From the listing that follows, reproduce only the lines from the one holding "Clone this chart in D3.js." through the one holding "const width = 462, height = 373;", both included, with no pictures.

↓↓↓

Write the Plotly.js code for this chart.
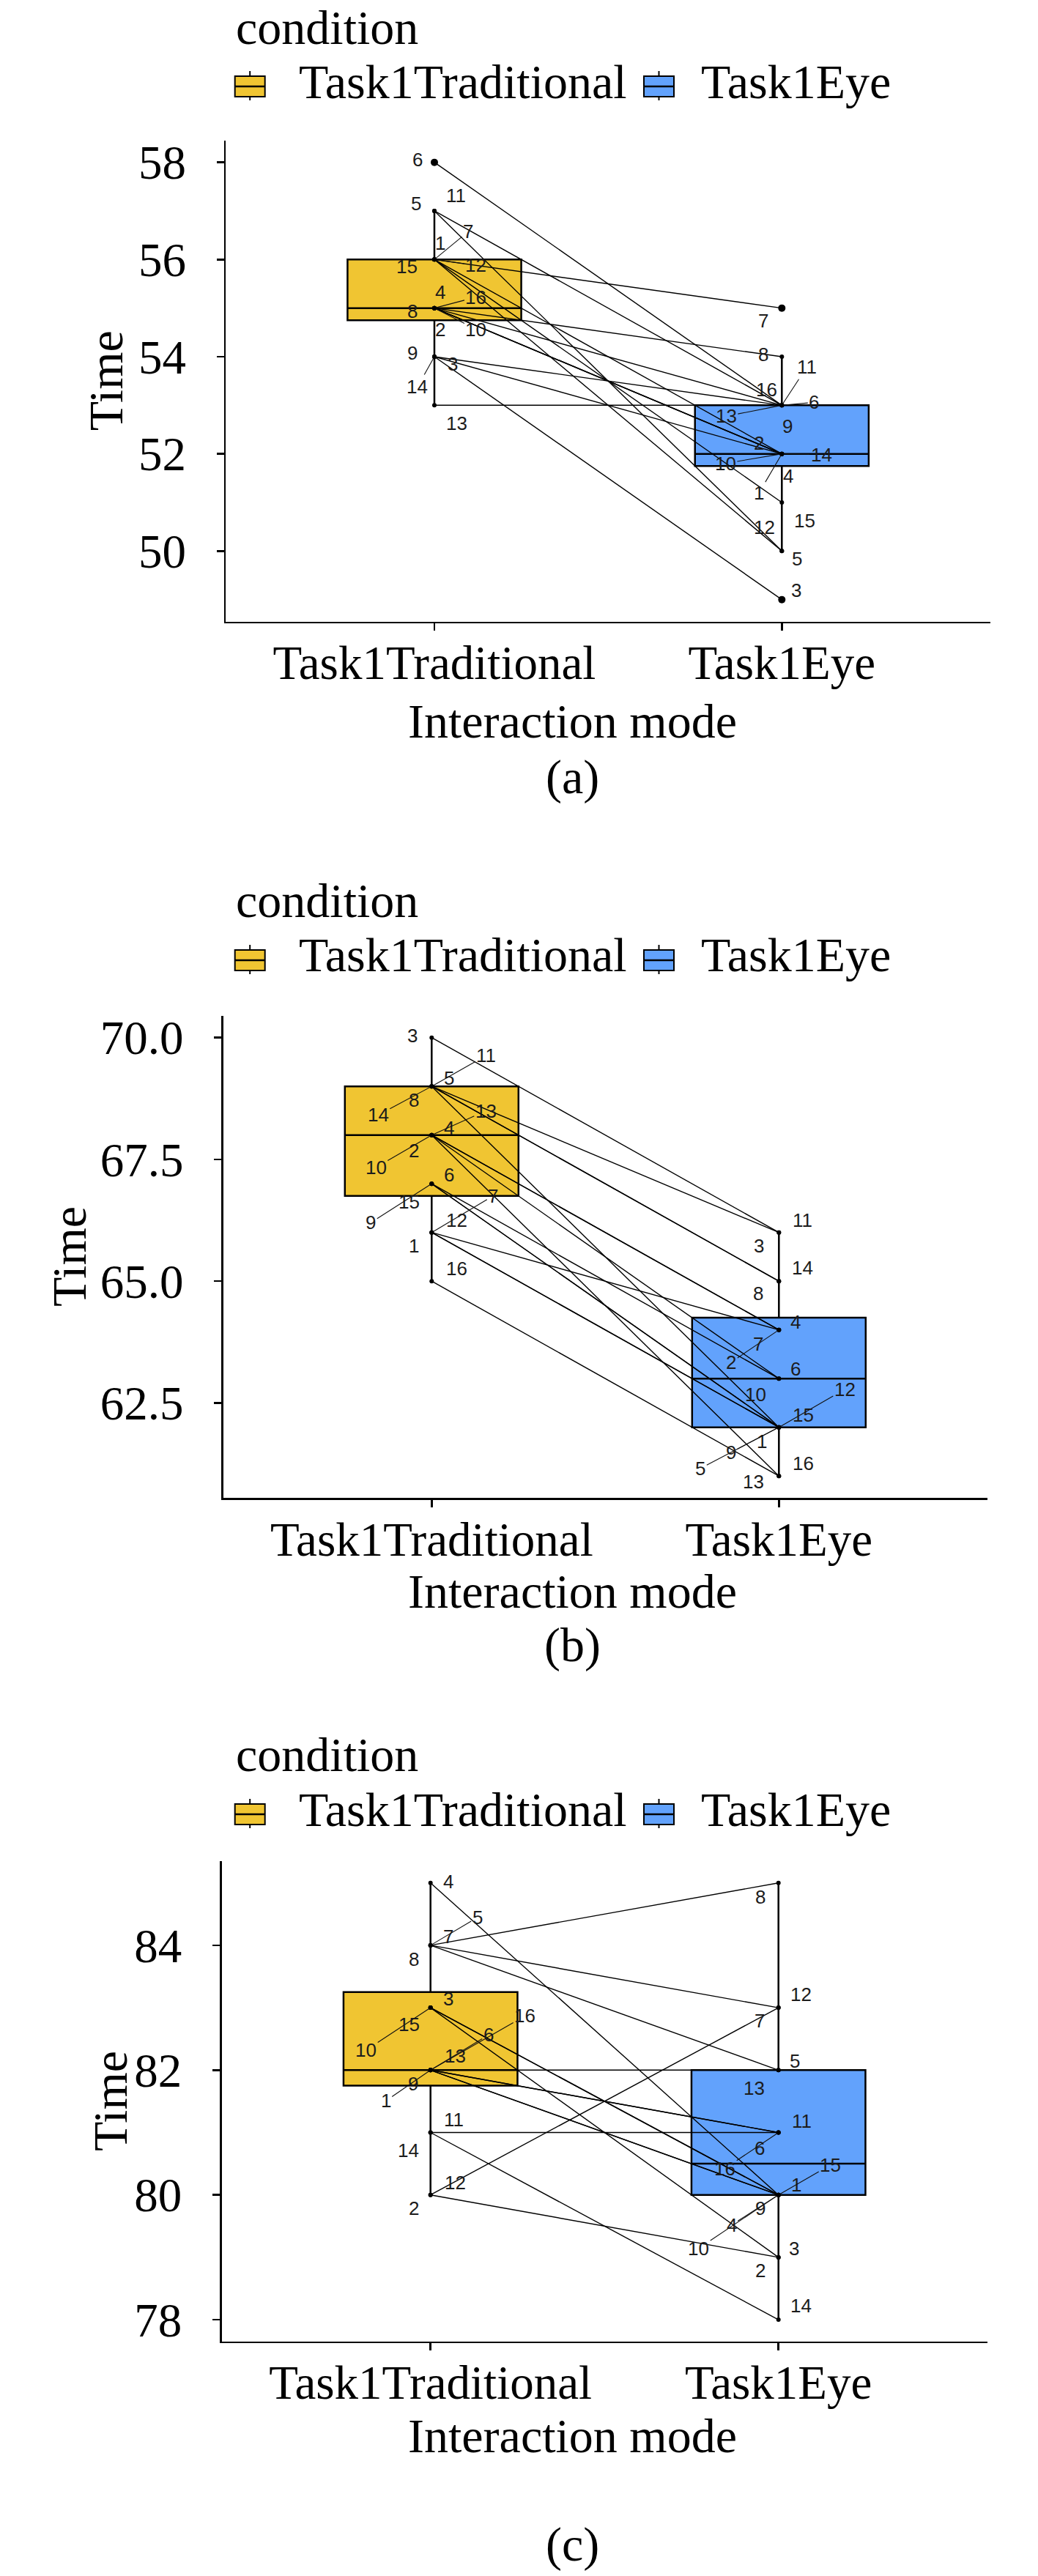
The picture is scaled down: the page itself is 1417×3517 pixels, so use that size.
<!DOCTYPE html>
<html><head><meta charset="utf-8">
<script src="https://cdn.plot.ly/plotly-3.0.1.min.js"></script>
<style>html,body{margin:0;padding:0;background:#fff;overflow:hidden}#chart{width:1417px;height:3517px}</style>
</head><body><div id="chart"></div>
<script>
// ---------------- data ----------------
const categories = ['Task1Traditional', 'Task1Eye'];
const subjects = [1,2,3,4,5,6,7,8,9,10,11,12,13,14,15,16];
const legendTitle = 'condition';
const xTitle = 'Interaction mode';
const yTitle = 'Time';
const captions = ['(a)', '(b)', '(c)'];

const tradA = [56,55,54,55,57,58,56,55,54,55,57,56,53,54,56,55];
const eyeA  = [52,52,49,52,50,53,55,54,53,52,53,50,53,52,51,53];
const tradB = [66,68,70,68,69,67,66,69,67,68,69,66,68,69,67,65];
const eyeB  = [62,64,66,64,62,63,64,65,62,63,66,62,61,65,62,61];
const tradC = [82,80,83,85,84,82,84,84,82,83,81,80,82,81,83,82];
const eyeC  = [80,79,79,80,82,81,83,85,80,80,81,83,82,78,80,81];

const yTicksA = [50,52,54,56,58];
const yTicksB = [62.5,65,67.5,70];
const yTicksC = [78,80,82,84];

// ---------------- label placement (pixel offsets dx, dy, segment) ----------------
const labelOffsetTradA = [[8,-22,0],[8,29,0],[25,10,0],[8,-22,0],[-25,-10,0],[-23,-4,0],[46,-38,1],[-30,4,0],[-30,-5,0],[57,29,1],[30,-21,0],[57,8,1],[31,25,0],[-23,41,1],[-37,10,0],[57,-15,1]];
const labelOffsetEyeA  = [[-31,53,1],[-31,-15,0],[20,-13,0],[9,30,0],[21,11,0],[44,-4,1],[-25,17,0],[-25,-3,0],[8,29,0],[-77,13,1],[34,-52,1],[-24,-32,0],[-76,15,1],[54,1,1],[31,25,0],[-21,-21,0]];
const labelOffsetTradB = [[-24,18,0],[-24,21,0],[-26,-3,0],[24,-10,0],[24,-11,0],[24,-12,0],[84,-50,1],[-24,19,0],[-83,53,1],[-76,44,1],[74,-42,1],[34,-17,0],[74,-33,1],[-73,39,1],[-31,25,0],[34,-17,0]];
const labelOffsetEyeB  = [[-23,19,0],[-65,44,1],[-27,18,0],[23,-11,0],[-107,56,1],[23,-13,0],[-28,19,0],[-28,17,0],[-65,34,1],[-32,22,0],[32,-17,0],[90,-52,1],[-35,8,0],[32,-18,0],[33,-17,0],[33,-17,0]];
const labelOffsetTradC = [[-61,42,1],[-23,18,0],[24,-12,0],[24,-2,0],[64,-38,1],[79,-48,1],[24,-12,0],[-23,19,0],[-24,19,0],[-88,58,1],[32,-18,0],[34,-17,0],[34,-19,0],[-30,24,0],[-29,23,0],[129,-74,1]];
const labelOffsetEyeC  = [[24,-14,0],[-25,18,0],[21,-12,0],[-64,41,1],[22,-12,0],[-26,21,0],[-26,18,0],[-25,19,0],[-25,18,0],[-109,73,1],[32,-16,0],[31,-18,0],[-33,25,0],[31,-19,0],[71,-41,1],[-73,49,1]];

// ---------------- styles / geometry ----------------
const W = 1417, H = 3517;
const colors = ['#F0C532', '#62A2FC'];
const SERIF = 'Liberation Serif, Times New Roman, serif';
const SANS = 'Liberation Sans, Arial, sans-serif';
const panelGeom = [
  {x0:308.4, x1:1351.9, y0:191.8,  y1:848.5,  condY:38,     keyY:118,  textY:111,  titleY:984,  captionY:1061, timeX:144},
  {x0:304.9, x1:1347.7, y0:1386.8, y1:2045.1, condY:1229,   keyY:1311, textY:1304, titleY:2172, captionY:2246, timeX:95},
  {x0:302.7, x1:1347.7, y0:2540.9, y1:3196.9, condY:2395,   keyY:2477, textY:2470, titleY:3325, captionY:3474, timeX:151}
];
const px = v => v / W;
const py = v => 1 - v / H;

function q7(s, p) { const h = (s.length - 1) * p, lo = Math.floor(h), hi = Math.ceil(h); return s[lo] + (h - lo) * (s[hi] - s[lo]); }
function boxStats(vals) {
  const s = [...vals].sort((a, b) => a - b);
  const q1 = q7(s, .25), med = q7(s, .5), q3 = q7(s, .75), iqr = q3 - q1;
  const lo = q1 - 1.5 * iqr, hi = q3 + 1.5 * iqr;
  const inside = s.filter(v => v >= lo && v <= hi);
  return {q1, med, q3, lf: Math.min(...inside), uf: Math.max(...inside), lo, hi};
}

const panels = [
  {trad: tradA, eye: eyeA, ticks: yTicksA, fmt: '', offT: labelOffsetTradA, offE: labelOffsetEyeA},
  {trad: tradB, eye: eyeB, ticks: yTicksB, fmt: '.1f', offT: labelOffsetTradB, offE: labelOffsetEyeB},
  {trad: tradC, eye: eyeC, ticks: yTicksC, fmt: '', offT: labelOffsetTradC, offE: labelOffsetEyeC}
];

const traces = [];
const layout = {
  width: W, height: H, margin: {l: 0, r: 0, t: 0, b: 0},
  paper_bgcolor: '#fff', plot_bgcolor: 'rgba(0,0,0,0)',
  showlegend: false, boxmode: 'overlay',
  shapes: [], annotations: []
};

panels.forEach((p, k) => {
  const s = k === 0 ? '' : String(k + 1);
  const xa = 'x' + s, ya = 'y' + s;
  const g = panelGeom[k];
  const groups = [p.trad, p.eye];

  // boxes
  groups.forEach((vals, gi) => {
    const st = boxStats(vals);
    traces.push({
      type: 'box', x: [categories[gi]], q1: [st.q1], median: [st.med], q3: [st.q3],
      lowerfence: [st.lf], upperfence: [st.uf], boxpoints: false, width: 0.5, whiskerwidth: 0,
      fillcolor: colors[gi], line: {color: '#000', width: 2.5},
      xaxis: xa, yaxis: ya, hoverinfo: 'skip', name: categories[gi]
    });
  });

  // paired lines
  const lx = [], ly = [];
  subjects.forEach((id, i) => { lx.push(categories[0], categories[1], null); ly.push(p.trad[i], p.eye[i], null); });
  traces.push({type: 'scatter', mode: 'lines', x: lx, y: ly, connectgaps: false,
    line: {color: '#000', width: 1.4}, xaxis: xa, yaxis: ya, hoverinfo: 'skip'});

  // points + outliers
  const ptx = [], pty = [], ox = [], oy = [];
  groups.forEach((vals, gi) => {
    const st = boxStats(vals);
    vals.forEach(v => { ptx.push(categories[gi]); pty.push(v); if (v < st.lo || v > st.hi) { ox.push(categories[gi]); oy.push(v); } });
  });
  traces.push({type: 'scatter', mode: 'markers', x: ptx, y: pty, marker: {color: '#000', size: 6},
    xaxis: xa, yaxis: ya, hoverinfo: 'skip'});
  if (ox.length) traces.push({type: 'scatter', mode: 'markers', x: ox, y: oy, marker: {color: '#000', size: 10},
    xaxis: xa, yaxis: ya, hoverinfo: 'skip'});

  // axes
  const all = p.trad.concat(p.eye);
  const mn = Math.min(...all), mx = Math.max(...all), ex = (mx - mn) * 0.05;
  layout['xaxis' + s] = {
    domain: [px(g.x0), px(g.x1)], anchor: ya, type: 'category', categoryarray: categories,
    range: [-0.6, 1.6], showline: true, linecolor: '#000', linewidth: 2.5, mirror: false,
    ticks: 'outside', ticklen: 10, tickwidth: 2.5, tickcolor: '#000',
    tickfont: {family: SERIF, size: 65, color: '#000'}, ticklabelstandoff: -12,
    showgrid: false, zeroline: false, automargin: false, fixedrange: true
  };
  layout['yaxis' + s] = {
    domain: [py(g.y1), py(g.y0)], anchor: xa, range: [mn - ex, mx + ex],
    tickmode: 'array', tickvals: p.ticks, tickformat: p.fmt,
    showline: true, linecolor: '#000', linewidth: 2.5,
    ticks: 'outside', ticklen: 10, tickwidth: 2.5, tickcolor: '#000',
    tickfont: {family: SERIF, size: 65, color: '#000'}, ticklabelstandoff: 29,
    showgrid: false, zeroline: false, automargin: false, fixedrange: true
  };

  // id labels
  groups.forEach((vals, gi) => {
    const offs = gi === 0 ? p.offT : p.offE;
    vals.forEach((v, i) => {
      const [dx, dy, seg] = offs[i];
      const base = {x: categories[gi], y: v, xref: xa, yref: ya, text: String(subjects[i]),
        font: {family: SANS, size: 26, color: '#1c1c1c'}, xanchor: 'center', yanchor: 'middle'};
      if (seg) layout.annotations.push(Object.assign(base, {showarrow: true, arrowhead: 0, arrowwidth: 1.1,
        arrowcolor: '#111', ax: dx, ay: dy, axref: 'pixel', ayref: 'pixel', standoff: 3}));
      else layout.annotations.push(Object.assign(base, {showarrow: false, xshift: dx, yshift: -dy}));
    });
  });

  // legend (drawn)
  layout.annotations.push({xref: 'paper', yref: 'paper', x: px(320), y: py(g.condY), xanchor: 'left', yanchor: 'middle',
    text: legendTitle, showarrow: false, font: {family: SERIF, size: 66, color: '#000'}});
  const keys = [{x0: 320.7, x1: 361.7, tx: 406}, {x0: 879, x1: 920, tx: 955}];
  keys.forEach((kk, gi) => {
    const cx = (kk.x0 + kk.x1) / 2;
    layout.shapes.push({type: 'line', xref: 'paper', yref: 'paper', x0: px(cx), x1: px(cx), y0: py(g.keyY - 21), y1: py(g.keyY + 19), line: {color: '#000', width: 2}});
    layout.shapes.push({type: 'rect', xref: 'paper', yref: 'paper', x0: px(kk.x0), x1: px(kk.x1), y0: py(g.keyY - 14), y1: py(g.keyY + 14), fillcolor: colors[gi], line: {color: '#000', width: 2}});
    layout.shapes.push({type: 'line', xref: 'paper', yref: 'paper', x0: px(kk.x0), x1: px(kk.x1), y0: py(g.keyY), y1: py(g.keyY), line: {color: '#000', width: 2.5}});
    layout.annotations.push({xref: 'paper', yref: 'paper', x: px(kk.tx), y: py(g.textY), xanchor: 'left', yanchor: 'middle',
      text: categories[gi], showarrow: false, font: {family: SERIF, size: 66, color: '#000'}});
  });

  // titles and caption
  layout.annotations.push({xref: 'paper', yref: 'paper', x: px(781), y: py(g.titleY), xanchor: 'center', yanchor: 'middle',
    text: xTitle, showarrow: false, font: {family: SERIF, size: 66, color: '#000'}});
  layout.annotations.push({xref: 'paper', yref: 'paper', x: px(781), y: py(g.captionY), xanchor: 'center', yanchor: 'middle',
    text: captions[k], showarrow: false, font: {family: SERIF, size: 66, color: '#000'}});
  layout.annotations.push({xref: 'paper', yref: 'paper', x: px(g.timeX), y: py((g.y0 + g.y1) / 2), xanchor: 'center', yanchor: 'middle',
    text: yTitle, textangle: -90, showarrow: false, font: {family: SERIF, size: 66, color: '#000'}});
});

Plotly.newPlot('chart', traces, layout, {displayModeBar: false, responsive: false, staticPlot: true});
</script>
</body></html>
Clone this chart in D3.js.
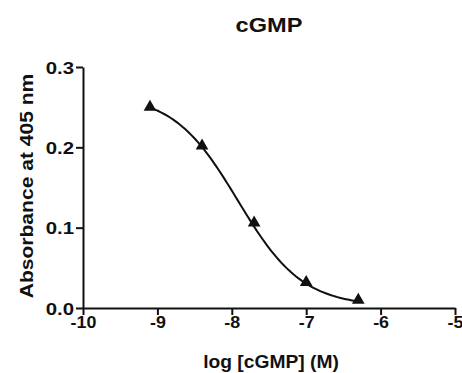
<!DOCTYPE html>
<html>
<head>
<meta charset="utf-8">
<script src="https://cdn.jsdelivr.net/npm/d3@7"></script>
<style>
  body { margin: 0; background: #fff; }
  text { font-family: "Liberation Sans", Arial, sans-serif; font-weight: bold; fill: #111; }
</style>
</head>
<body>
<svg id="chart" width="462" height="373"></svg>
<script>
// measured points
const logConc = [-9.1, -8.4, -7.7, -7.0, -6.3];
const absorbance = [0.250, 0.202, 0.106, 0.032, 0.010];
const xTicks = [-10, -9, -8, -7, -6, -5];
const yTicks = [0.0, 0.1, 0.2, 0.3];
// sigmoid fit: top, bottom, logEC50, hill
const fitTop = 0.266, fitBottom = 0.002, fitLogEC50 = -7.92, fitHill = 1.0;

const svg = d3.select('#chart');
const margin = {left: 83, right: 7, top: 67, bottom: 65};
const width = 462, height = 373;

const x = d3.scaleLinear().domain([-10, -5]).range([margin.left, width - margin.right]);
const y = d3.scaleLinear().domain([0, 0.3]).range([height - margin.bottom, margin.top]);

// the original lettering is a wide heavy grotesque, so stretch Liberation a bit
const stretch = (sel, sx) => sel.attr('transform', function() {
  const t = d3.select(this);
  const ax = +t.attr('x') || 0, ay = +t.attr('y') || 0;
  return `translate(${ax},${ay}) scale(${sx},1) translate(${-ax},${-ay})`;
});

const xAxis = svg.append('g')
  .attr('transform', `translate(0,${y(0)})`)
  .call(d3.axisBottom(x).tickValues(xTicks).tickSize(7).tickSizeOuter(0).tickFormat(d3.format('d')));
const yAxis = svg.append('g')
  .attr('transform', `translate(${x(-10)},0)`)
  .call(d3.axisLeft(y).tickValues(yTicks).tickSize(7).tickSizeOuter(0).tickFormat(d3.format('.1f')));

[xAxis, yAxis].forEach(a => {
  a.select('.domain').attr('stroke', '#111').attr('stroke-width', 2);
  a.selectAll('.tick line').attr('stroke', '#111').attr('stroke-width', 2);
  a.selectAll('.tick text').attr('font-size', 17).attr('font-family', '"Liberation Sans", Arial, sans-serif')
    .attr('font-weight', 'bold').attr('fill', '#111');
});
xAxis.selectAll('.tick text').attr('dy', null).attr('y', 20).text(d => d < 0 ? '-' + Math.abs(d) : d);
yAxis.selectAll('.tick text').attr('x', -9).attr('dy', '0.36em');
stretch(yAxis.selectAll('.tick text'), 1.2);
stretch(xAxis.selectAll('.tick text'), 1.05);

// fitted curve
const fit = v => fitBottom + (fitTop - fitBottom) / (1 + Math.pow(10, (v - fitLogEC50) * fitHill));
const curveX = d3.range(0, 101).map(i => logConc[0] + (logConc[logConc.length - 1] - logConc[0]) * i / 100);
svg.append('path')
  .datum(curveX)
  .attr('fill', 'none')
  .attr('stroke', '#111')
  .attr('stroke-width', 2)
  .attr('d', d3.line().x(d => x(d)).y(d => y(fit(d))));

// triangles
svg.selectAll('.pt')
  .data(logConc.map((v, i) => [v, absorbance[i]]))
  .join('path')
  .attr('class', 'pt')
  .attr('transform', d => `translate(${x(d[0])},${y(d[1])})`)
  .attr('d', d3.symbol(d3.symbolTriangle, 70))
  .attr('fill', '#111');

stretch(svg.append('text')
  .attr('x', 269).attr('y', 32)
  .attr('text-anchor', 'middle')
  .attr('font-size', 20)
  .text('cGMP'), 1.18);

stretch(svg.append('text')
  .attr('x', 271).attr('y', 368)
  .attr('text-anchor', 'middle')
  .attr('font-size', 17.5)
  .text('log [cGMP] (M)'), 1.1);

svg.append('g')
  .attr('transform', 'translate(33,186) rotate(-90)')
  .append('text')
  .attr('text-anchor', 'middle')
  .attr('transform', 'scale(1.17,1)')
  .attr('font-size', 18)
  .text('Absorbance at 405 nm');
</script>
</body>
</html>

↑↑↑

◆ **Exercise output**:
Clone this chart in D3.js.
<!DOCTYPE html>
<html>
<head>
<meta charset="utf-8">
<script src="https://cdn.jsdelivr.net/npm/d3@7"></script>
<style>
  body { margin: 0; background: #fff; }
  text { font-family: "Liberation Sans", Arial, sans-serif; font-weight: bold; fill: #111; }
</style>
</head>
<body>
<svg id="chart" width="462" height="373"></svg>
<script>
// measured points
const logConc = [-9.1, -8.4, -7.7, -7.0, -6.3];
const absorbance = [0.250, 0.202, 0.106, 0.032, 0.010];
const xTicks = [-10, -9, -8, -7, -6, -5];
const yTicks = [0.0, 0.1, 0.2, 0.3];
// sigmoid fit: top, bottom, logEC50, hill
const fitTop = 0.266, fitBottom = 0.002, fitLogEC50 = -7.92, fitHill = 1.0;

const svg = d3.select('#chart');
const margin = {left: 83, right: 7, top: 67, bottom: 65};
const width = 462, height = 373;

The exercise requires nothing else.